I noticed that the option --checksum can really take a long time to mirror a folder, if there are a lot of files. Using this option alone will run a checksum on every single file, which is very safe but very slow. Besides, it will induce read access overhead to compute the checksum.
The option --ignore-times is not what I want, if time and size both match, the chance that the files are different is insignificant, I'm willing to take the risk not to transfer.
The option --size-only is incomplete, as there is a good chance that files having same size but different times may actually be different files (eg. changing a char in another may not affect the size, just the time of edition).

Is there a way to perform the mirroring as per the combination above, with rsync (did I miss something in the manpages) or with any other Linux tools?
Thanks.

Answer

MRV picture MRV · May 18, 2014

When determining whether to transfer files (or with --dry-run, whether to list files), rsync will always transfer files that differ in filesize.
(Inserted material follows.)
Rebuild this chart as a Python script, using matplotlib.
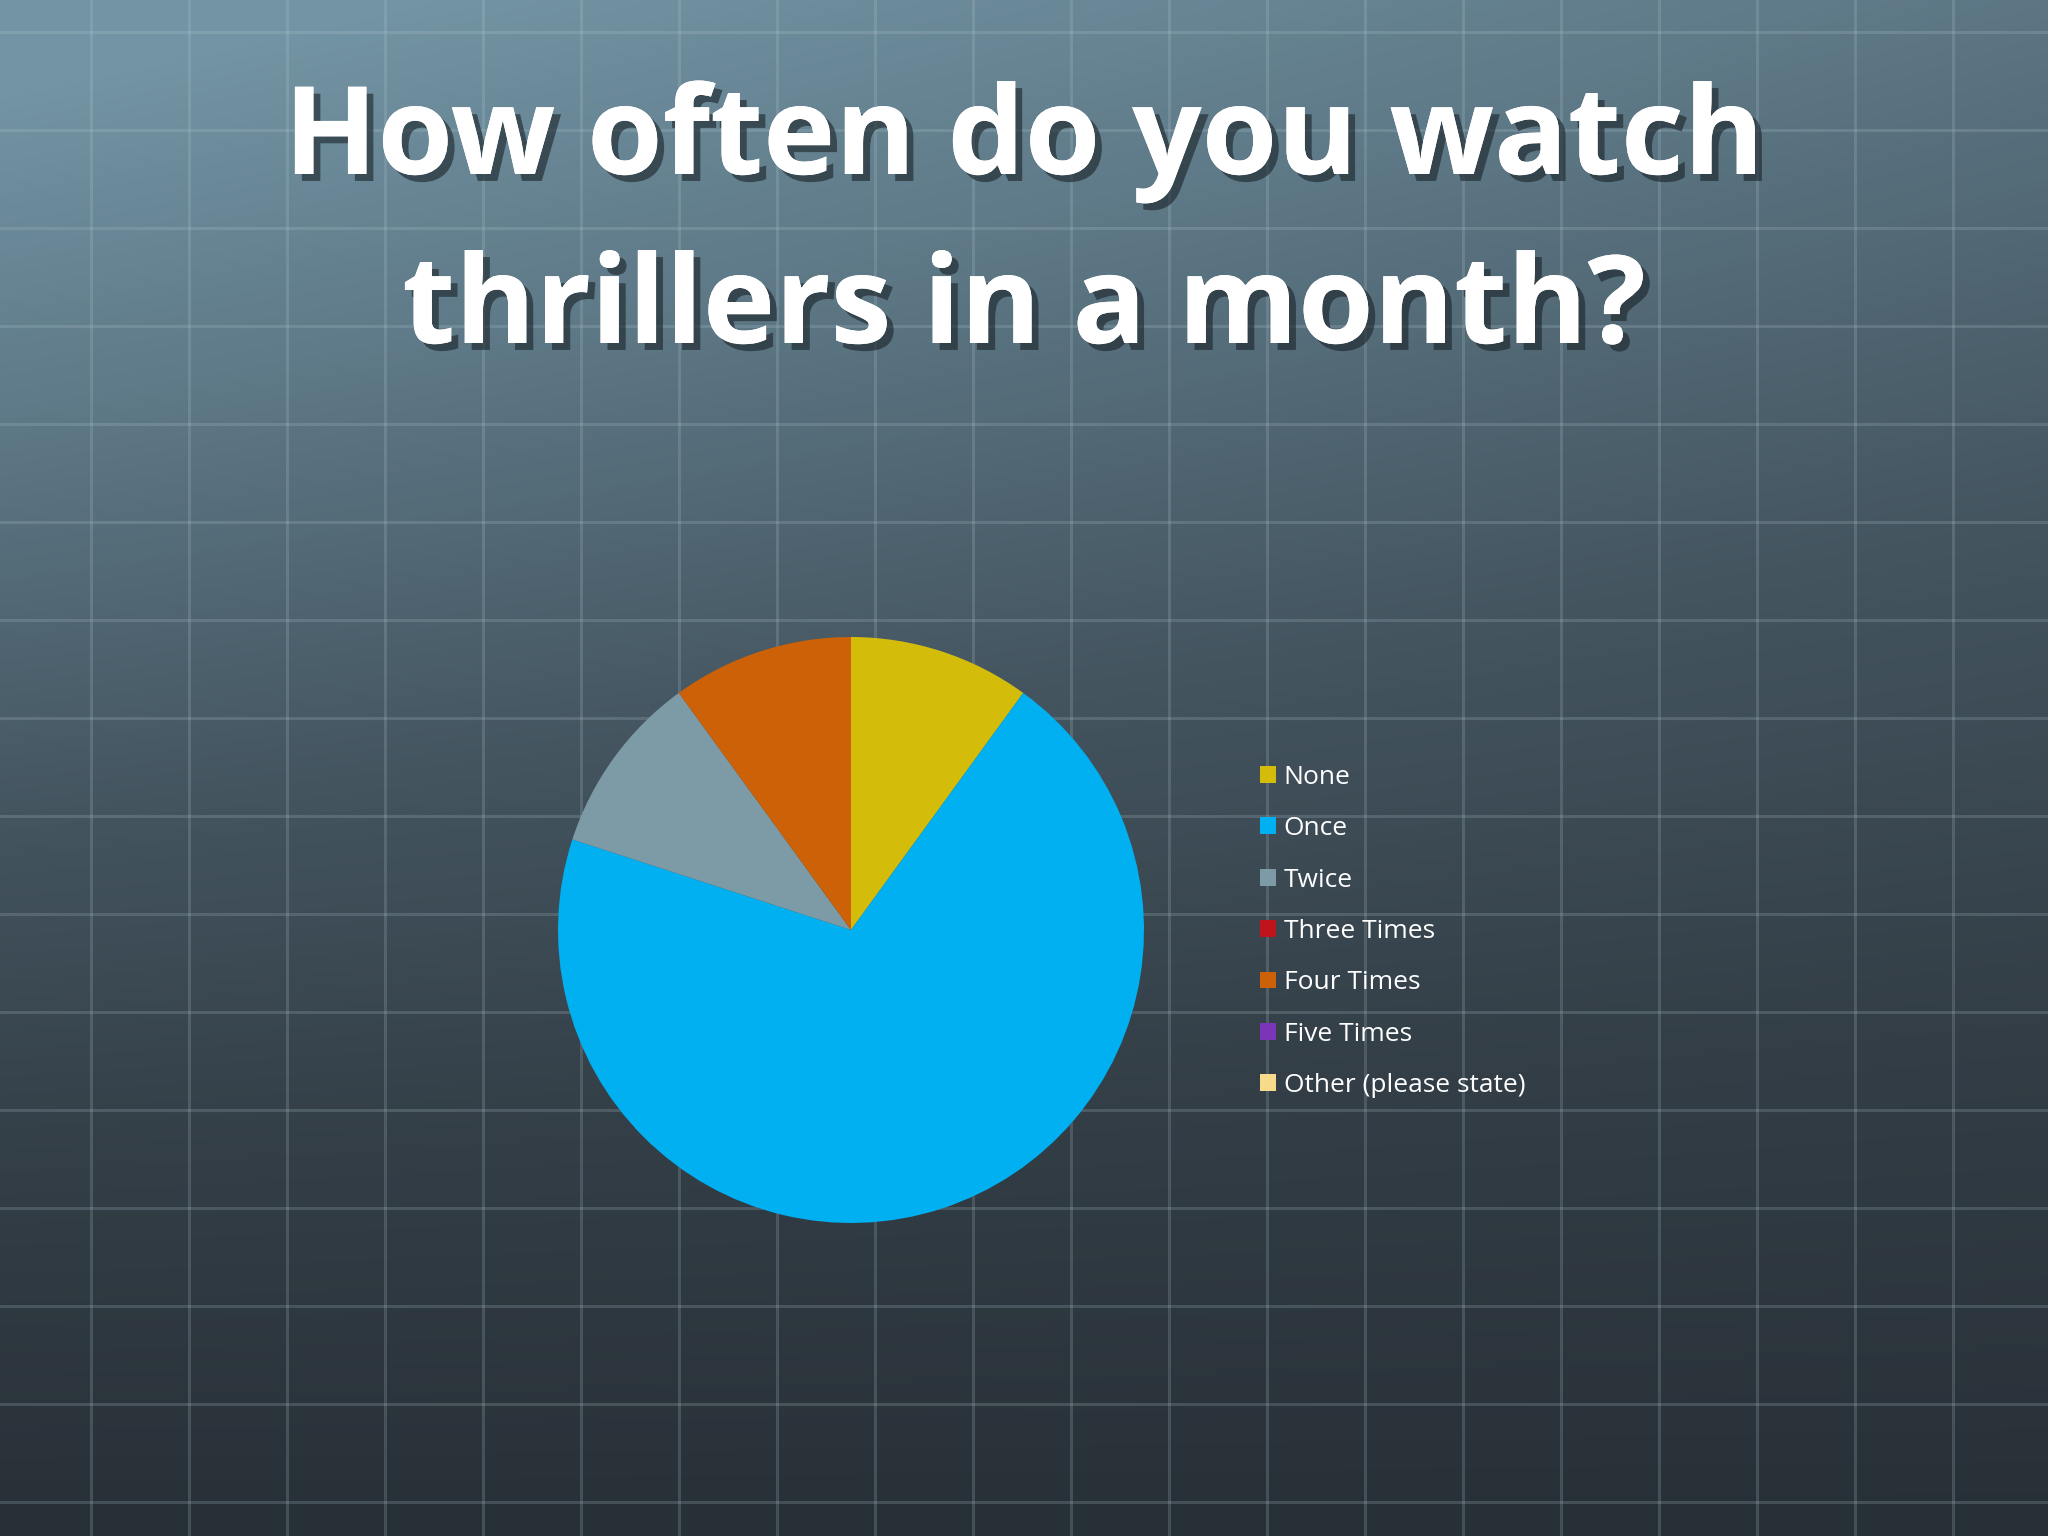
import numpy as np
import matplotlib
matplotlib.use("Agg")
import matplotlib.pyplot as plt
import matplotlib.patheffects as pe
from matplotlib.colors import LinearSegmentedColormap

# survey answers (share of respondents)
categories = ["None", "Once", "Twice", "Three Times", "Four Times",
              "Five Times", "Other (please state)"]
counts = [1, 7, 1, 0, 1, 0, 0]
colors = ["#d4bd0a", "#00b0f0", "#7d9ba6", "#c0141c", "#cc6108",
          "#7a35b8", "#f6dc8a"]
title_lines = ["How often do you watch", "thrillers in a month?"]

W, H = 2048, 1536
fig = plt.figure(figsize=(W / 100, H / 100), dpi=100)

# --- background: slide gradient with a faint grid ---
bg = fig.add_axes([0, 0, 1, 1])
yy, xx = np.mgrid[0:1:200j, 0:1:260j]
t = np.clip(0.85 * yy + 0.25 * xx * (1 - yy) - 0.05, 0, 1)
cmap = LinearSegmentedColormap.from_list(
    "slide", ["#7394a4", "#5c7684", "#445560", "#333e46", "#283037"])
bg.imshow(t, cmap=cmap, extent=[0, W, H, 0], aspect="auto",
          interpolation="bicubic")
for x in np.arange(91, W, 98):
    bg.axvline(x, color="#b9cdd6", alpha=0.2, lw=2.2)
for y in np.arange(32, H, 98):
    bg.axhline(y, color="#b9cdd6", alpha=0.2, lw=2.2)
bg.set_xlim(0, W)
bg.set_ylim(H, 0)
bg.axis("off")

# --- title ---
shadow = [pe.withSimplePatchShadow(offset=(5, -5), shadow_rgbFace="#1a2328",
                                   alpha=0.6), pe.Normal()]
for i, line in enumerate(title_lines):
    fig.text(0.5, 1 - (174 + 169 * i) / H, line, ha="center", va="baseline",
             fontsize=88, fontweight="bold", family="Open Sans",
             color="white", path_effects=shadow)

# --- pie ---
cx, cy, r = 851, 930, 293
ax = fig.add_axes([(cx - r) / W, (H - cy - r) / H, 2 * r / W, 2 * r / H])
wedges, _ = ax.pie(counts, colors=colors, startangle=90, counterclock=False,
                   wedgeprops=dict(linewidth=0))
ax.set_xlim(-1, 1)
ax.set_ylim(-1, 1)
ax.axis("off")

leg = fig.legend(wedges, categories, loc="upper left",
                 bbox_to_anchor=(1236 / W, 1 - 741 / H), frameon=False,
                 handlelength=0.6, handleheight=0.6, handletextpad=0.3,
                 labelspacing=1.0, prop=dict(family="Open Sans", size=19))
for txt in leg.get_texts():
    txt.set_color("white")

fig.savefig("out.png", dpi=100)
However, when files are the same size, rsync has several options:

  • with --size-only: never transfer files
  • with --ignore-times: always transfer files
  • default: if timestamps differ, transfer files
  • with --checksum: calculate checksums and transfer files if they differ

The behavior that you want would be a combination of the last two: "if timestamps differ, calculate checksums and transfer files if the checksums differ as well". This is not currently an option in rsync.

Unfortunately, looking at the rsync source-code, it appears it would be non-trivial to add this functionality. Currently, if checksums are used, the remote rsync gathers size, timestamp and checkstum information and sends them all together. The desired behavior would require that the remote rsync first sends over the size and timestamp, and when the local rsync determines that a checksum is needed, returns to the file to get the checksum. But the whole "remote rsync returns to the file" aspect is not present in the current code, and would first need to be written.

When you run an actual transfer, the second step can effectively be done during the transfer-process: transfer of files that do not differ is very efficient. So then the default behaviour of rsync would suffice. When using --dry-run the best approach would probably be to run rsync with default behaviour first, gather the --dry-run output, and then run rsync again, with --checksum, on the files found in the first run.